The road down from Tilpa towards the Barrier Highway was in good condition with parts of it recently graded and close to the Highway, it was sealed for about 15kms. We saw Mt Grenfell Historic Site on the map and decided we would stop in for a look on the way to Cobar. This historic site is about 30kms north of the Barrier Highway on sealed roads and protects the Ngiyampaa rock art within the park and a short or a longer walk is the way to view these. You start these walks from the same place, that being the recently renovated picnic area, and the signposts and markers take you around the 4km loop around the rock art and includes the Choy trig station at the summit of Mt Grenfell.

The campground in Cobar is on the Barrier Highway which never stops carrying traffic on the east west journey, so we settled on Meralda Station, just 5kms from town. The facilities here are basic a good and clean and offer fireplaces and hot showers. It was turning into a very cold evening, so we opted for a bucket of firewood from Meralda which kept us warm over the two nights.
The next day we spent most of our time exploring the Great Cobar Museum and Visitors Centre and learnt much about the harsh conditions of early settlement in and around Cobar. How the miners, pastoralists and towns people managed to eke out an existence and thrive is quite remarkable. They even have a ‘Furphy’ or two!

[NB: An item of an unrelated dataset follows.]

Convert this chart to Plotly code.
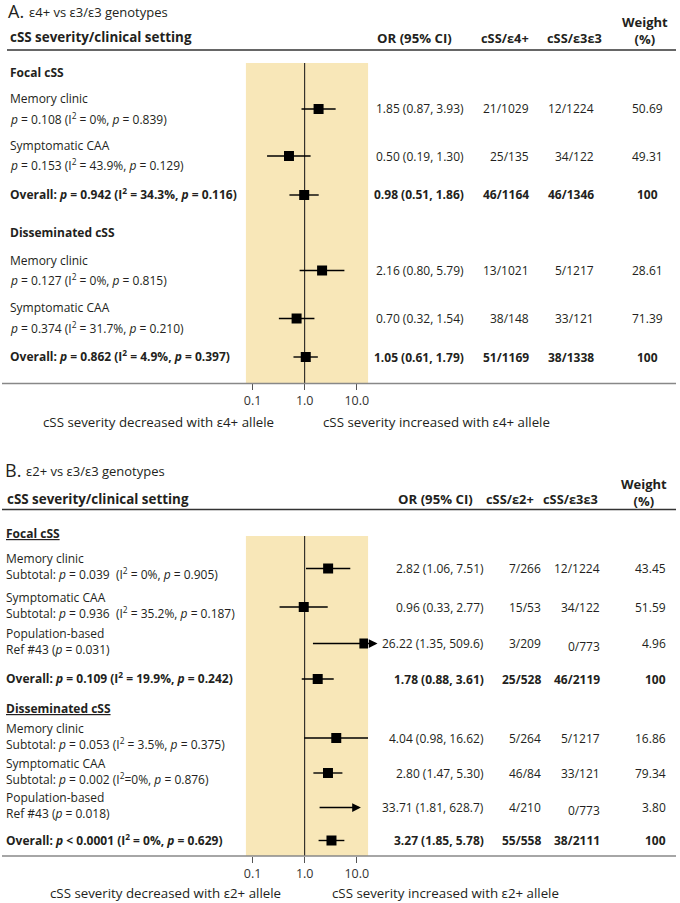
import math
import plotly.graph_objects as go

W, H = 680, 903
FONT = "Open Sans"
TXT = "#231f20"
SHADE = "#f8e7b8"

# ---------------- Data: panel A (e4+ vs e3/e3) ----------------
A_TITLE = "ε4+ vs ε3/ε3 genotypes"
A_SECTIONS = ["Focal cSS", "Disseminated cSS"]
A_LABELS = ["Memory clinic", "Symptomatic CAA", None, "Memory clinic", "Symptomatic CAA", None]
A_STATS = [
    "<i>p</i> = 0.108 (I<sup>2</sup> = 0%, <i>p</i> = 0.839)",
    "<i>p</i> = 0.153 (I<sup>2</sup> = 43.9%, <i>p</i> = 0.129)",
    "<b>Overall: <i>p</i> = 0.942 (I<sup>2</sup> = 34.3%, <i>p</i> = 0.116)</b>",
    "<i>p</i> = 0.127 (I<sup>2</sup> = 0%, <i>p</i> = 0.815)",
    "<i>p</i> = 0.374 (I<sup>2</sup> = 31.7%, <i>p</i> = 0.210)",
    "<b>Overall: <i>p</i> = 0.862 (I<sup>2</sup> = 4.9%, <i>p</i> = 0.397)</b>",
]
A_OR = [1.85, 0.50, 0.98, 2.16, 0.70, 1.05]
A_LO = [0.87, 0.19, 0.51, 0.80, 0.32, 0.61]
A_HI = [3.93, 1.30, 1.86, 5.79, 1.54, 1.79]
A_N_CARRIER = ["21/1029", "25/135", "46/1164", "13/1021", "38/148", "51/1169"]
A_N_E33 = ["12/1224", "34/122", "46/1346", "5/1217", "33/121", "38/1338"]
A_WEIGHT = ["50.69", "49.31", "100", "28.61", "71.39", "100"]
A_IS_TOTAL = [False, False, True, False, False, True]
A_COLS = ["OR (95% CI)", "cSS/ε4+", "cSS/ε3ε3"]
A_FOOT = ["cSS severity decreased with ε4+ allele", "cSS severity increased with ε4+ allele"]

# ---------------- Data: panel B (e2+ vs e3/e3) ----------------
B_TITLE = "ε2+ vs ε3/ε3 genotypes"
B_SECTIONS = ["Focal cSS", "Disseminated cSS"]
B_LABELS = ["Memory clinic", "Symptomatic CAA", "Population-based", None,
            "Memory clinic", "Symptomatic CAA", "Population-based", None]
B_STATS = [
    "Subtotal: <i>p</i> = 0.039 \u00a0(I<sup>2</sup> = 0%, <i>p</i> = 0.905)",
    "Subtotal: <i>p</i> = 0.936 \u00a0(I<sup>2</sup> = 35.2%, <i>p</i> = 0.187)",
    "Ref #43 (<i>p</i> = 0.031)",
    "<b>Overall: <i>p</i> = 0.109 (I<sup>2</sup> = 19.9%, <i>p</i> = 0.242)</b>",
    "Subtotal: <i>p</i> = 0.053 (I<sup>2</sup> = 3.5%, <i>p</i> = 0.375)",
    "Subtotal: <i>p</i> = 0.002 (I<sup>2</sup>=0%, <i>p</i> = 0.876)",
    "Ref #43 (<i>p</i> = 0.018)",
    "<b>Overall: <i>p</i> &lt; 0.0001 (I<sup>2</sup> = 0%, <i>p</i> = 0.629)</b>",
]
B_OR = [2.82, 0.96, 26.22, 1.78, 4.04, 2.80, 33.71, 3.27]
B_LO = [1.06, 0.33, 1.35, 0.88, 0.98, 1.47, 1.81, 1.85]
B_HI = [7.51, 2.77, 509.6, 3.61, 16.62, 5.30, 628.7, 5.78]
B_N_CARRIER = ["7/266", "15/53", "3/209", "25/528", "5/264", "46/84", "4/210", "55/558"]
B_N_E33 = ["12/1224", "34/122", "0/773", "46/2119", "5/1217", "33/121", "0/773", "38/2111"]
B_WEIGHT = ["43.45", "51.59", "4.96", "100", "16.86", "79.34", "3.80", "100"]
B_IS_TOTAL = [False, False, False, True, False, False, False, True]
B_COLS = ["OR (95% CI)", "cSS/ε2+", "cSS/ε3ε3"]
B_FOOT = ["cSS severity decreased with ε2+ allele", "cSS severity increased with ε2+ allele"]

TICK_VALS = [0.1, 1, 10]
TICK_TEXT = ["0.1", "1.0", "10.0"]
WEIGHT_HEADER = "<b>Weight<br>(%)</b>"

# ---------------- Layout (pixel positions) ----------------
A_ROW_Y = [109, 156, 195, 270.5, 318.5, 357]
A_SEC_Y = [72.5, 232.5]
B_ROW_Y = [568.5, 607, 643.5, 679, 738, 773, 807.5, 840.5]
B_SEC_Y = [533, 708]
# display caps for CIs running off the plot (arrow tips, clamped marker)
B_ARROW_TIP = [None, None, 25.0, None, None, None, 12.0, None]
B_MARK_SHOWN = [True, True, True, True, True, True, False, True]
MARK_CAP = 14.0

X_ONE, DECADE = 304.0, 52.35   # pixel of OR=1 and width of one decade


def fx(px):
    return px / W


def fy(py):
    return 1 - py / H


def fmt(v):
    return f"{v:.1f}" if v >= 100 else f"{v:.2f}"


fig = go.Figure()
annots = []
shapes = []


def text(s, x, y, anchor="left", size=12, color=TXT):
    annots.append(dict(text=s, x=fx(x), y=fy(y), xref="paper", yref="paper",
                       xanchor=anchor, yanchor="middle", showarrow=False, align=anchor,
                       font=dict(family=FONT, size=size, color=color)))


def hline(y, x0, x1, color, width):
    shapes.append(dict(type="line", xref="paper", yref="paper", x0=fx(x0), x1=fx(x1),
                       y0=fy(y), y1=fy(y), line=dict(color=color, width=width)))


def panel(xa, ya, top, bottom, row_y, or_, lo, hi, arrow_tip, shown):
    xname = "x" if xa == "xaxis" else "x2"
    yname = "y" if ya == "yaxis" else "y2"
    left = (245 - X_ONE) / DECADE
    right = (367.7 - X_ONE) / DECADE
    fig.layout[xa] = dict(type="log", domain=[fx(245), fx(367.7)], range=[left, right],
                          anchor=yname, tickvals=TICK_VALS, ticktext=TICK_TEXT,
                          ticks="outside", ticklen=6, tickwidth=1, tickcolor="#555",
                          showgrid=False, zeroline=False, showline=False,
                          tickfont=dict(family=FONT, size=12.5, color="#333"),
                          fixedrange=True)
    fig.layout[ya] = dict(domain=[fy(bottom), fy(top)], range=[bottom, top],
                          visible=False, showgrid=False, zeroline=False, fixedrange=True)
    # reference line at OR = 1
    fig.add_trace(go.Scatter(x=[1, 1], y=[top, bottom], mode="lines",
                             line=dict(color="#111", width=1), xaxis=xname, yaxis=yname,
                             hoverinfo="skip", showlegend=False))
    wx, wy, mx, my = [], [], [], []
    for i in range(len(or_)):
        if arrow_tip[i] is None:
            wx += [lo[i], hi[i], None]
            wy += [row_y[i], row_y[i], None]
        else:
            annots.append(dict(x=math.log10(arrow_tip[i]), y=row_y[i], ax=math.log10(lo[i]),
                               ay=row_y[i], xref=xname, yref=yname, axref=xname, ayref=yname,
                               text="", showarrow=True, arrowhead=2, arrowsize=1.25,
                               arrowwidth=1.4, arrowcolor="#000", standoff=0, startstandoff=0))
        if shown[i]:
            mx.append(min(or_[i], MARK_CAP))
            my.append(row_y[i])
    fig.add_trace(go.Scatter(x=wx, y=wy, mode="lines", line=dict(color="#000", width=1.4),
                             xaxis=xname, yaxis=yname, hoverinfo="skip", showlegend=False))
    fig.add_trace(go.Scatter(x=mx, y=my, mode="markers",
                             marker=dict(symbol="square", size=10, color="#000"),
                             xaxis=xname, yaxis=yname, showlegend=False))


# ---------------- Panel A ----------------
panel("xaxis", "yaxis", 63, 383, A_ROW_Y, A_OR, A_LO, A_HI, [None] * 6, [True] * 6)
text("A.", 4.5, 11.5, size=18)
text(A_TITLE, 25.5, 12, size=13)
text("<b>cSS severity/clinical setting</b>", 6, 37.5, size=13.4)
text(f"<b>{A_COLS[0]}</b>", 414, 38.5, "center", 13.2)
text(f"<b>{A_COLS[1]}</b>", 505, 38.5, "center", 12.8)
text(f"<b>{A_COLS[2]}</b>", 575, 38.5, "center", 12.8)
text(WEIGHT_HEADER, 646, 31, "center", 13)
hline(50, 5, 677, "#333", 1.5)
for s, y in zip(A_SECTIONS, A_SEC_Y):
    text(f"<b>{s}</b>", 6, y, size=12)
for i, y in enumerate(A_ROW_Y):
    b0, b1 = ("<b>", "</b>") if A_IS_TOTAL[i] else ("", "")
    if A_LABELS[i] is None:
        text(A_STATS[i], 6, y - 1.5, size=12)
    else:
        text(A_LABELS[i], 6, y - 10.5, size=12)
        text(A_STATS[i], 6, y + 9.5, size=12)
    text(f"{b0}{fmt(A_OR[i])} ({fmt(A_LO[i])}, {fmt(A_HI[i])}){b1}", 466, y, "right", 12)
    text(f"{b0}{A_N_CARRIER[i]}{b1}", 531, y, "right", 12)
    text(f"{b0}{A_N_E33[i]}{b1}", 597, y, "right", 12)
    text(f"{b0}{A_WEIGHT[i]}{b1}", 648.5, y, "center", 12)
hline(383.5, 0, 677, "#888", 1.5)
text(A_FOOT[0], 157.5, 422, "center", 13.3)
text(A_FOOT[1], 436, 422, "center", 13.3)

# ---------------- Panel B ----------------
panel("xaxis2", "yaxis2", 536, 856, B_ROW_Y, B_OR, B_LO, B_HI, B_ARROW_TIP, B_MARK_SHOWN)
text("B.", 1.5, 469.5, size=18)
text(B_TITLE, 22.5, 470.5, size=13)
text("<b>cSS severity/clinical setting</b>", 3, 498.5, size=13.4)
text(f"<b>{B_COLS[0]}</b>", 435, 499, "center", 13.2)
text(f"<b>{B_COLS[1]}</b>", 510, 499, "center", 12.8)
text(f"<b>{B_COLS[2]}</b>", 571, 499, "center", 12.8)
text(WEIGHT_HEADER, 645, 492, "center", 13)
hline(509.5, 0, 677, "#333", 1.5)
for s, y in zip(B_SECTIONS, B_SEC_Y):
    text(f"<b><span style='text-decoration:underline'>{s}</span></b>", 2.5, y, size=12)
for i, y in enumerate(B_ROW_Y):
    b0, b1 = ("<b>", "</b>") if B_IS_TOTAL[i] else ("", "")
    if B_LABELS[i] is None:
        text(B_STATS[i], 2.5, y - 1, size=12)
    else:
        text(f"{B_LABELS[i]}<br>{B_STATS[i]}", 2.5, y - 2, size=12)
    text(f"{b0}{fmt(B_OR[i])} ({fmt(B_LO[i])}, {fmt(B_HI[i])}){b1}", 486, y, "right", 12)
    text(f"{b0}{B_N_CARRIER[i]}{b1}", 543, y, "right", 12)
    text(f"{b0}{B_N_E33[i]}{b1}", 603, y + (2.5 if B_N_E33[i].startswith("0/") else 0), "right", 12)
    text(f"{b0}{B_WEIGHT[i]}{b1}", 669, y, "right", 12)
hline(856, 0, 677, "#888", 1.5)
text(B_FOOT[0], 164.5, 893, "center", 13.3)
text(B_FOOT[1], 445, 893, "center", 13.3)

fig.update_layout(width=W, height=H, margin=dict(l=0, r=0, t=0, b=0),
                  paper_bgcolor="white", plot_bgcolor=SHADE,
                  annotations=annots, shapes=shapes, showlegend=False,
                  font=dict(family=FONT, color=TXT))
fig.write_html("out.html", config={"displayModeBar": False},
               post_script="document.body.style.margin='0px';document.body.style.overflow='hidden';")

Our last morning on our trip had us waking to bird song, with butcher birds, parrots and magpies competing for the airwaves.

After packing up, we visited the Fort Bourke Hill Open Cut Mine which is still pulling out a variety of ore and gold from deep beyond the visible pit.
Heading back towards home, we joined up at Narromine where we said our goodbyes and wished each other well on our homeward journeys. Phillip was going home via Mudgee and the Drummonds were heading straight home. We both agreed it would have been great to have completed the Madigan as we had planned, but were also glad of the opportunity to enjoy and see other parts of the country.